Y	Hacker News new \| ask \| show \| jobs

by felipe_aramburu 2678 days ago

In lots of ways. AresDB has ingestion. Users take their data and say here make a table from this, persist that data the way I want you to great now I can query it and go along my merry business. I see lots of nice fancy optimizations in there. The kinds of things a small company like Blazing can only marvel at!

I also see a completely different use case. We don't want to ingest data into Blazing. That is NOT our cup of tea. We will make tools to help you persist data quickly. Working on it. But we want to read data the way YOU store it without asking you to duplicate it into our system and requiring significant effort from the user.

You have files. Great we can read them, query them, do all kinds of acrobatics on them and don't need you to store redundant copies of what you already had.

The files are stored in S3 or HDFS and other file systems. Great, we have built connections to interface with those file systems and you can query directly from them.

A user should be able to get blazing's docker container. Register a filesystem with the engine, and start querying their files within minutes of having launched the container. When we don't do this we fail. It does not seem to me that AresDB is trying to do this but I could be completely wrong and if you think so please tell me why!

BlazingDB is meant to be connected to other tools in the rapids eco system. You interact with it through python. You can 0 copy IPC the data to any other tool in the rapids eco system. Want to a power a dashboard, sure, but this isn't the use case that we are optimizing for. We don't have a JDBC connection. We don't connect to tableau.
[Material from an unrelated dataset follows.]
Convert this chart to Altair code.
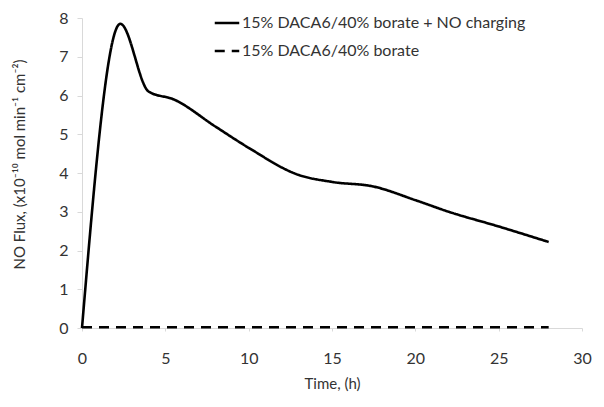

Blazing Focuses on Interpreting rather than JITing. Instead of focusing on trying to make the most performant compiled code possible by JITing exactly what we want we pay a process cost that reduces I/O. We convert Logical Plans into physical execution plans that are suitable for a SIMD architecture whose optimization centers around minimizing materializations and global memory accesses. We tried JIT but couldn't find a way to compile plans in less than a few hundred nano seconds at which point the overhead of compiling superseded that of interpreting operations in a kernel.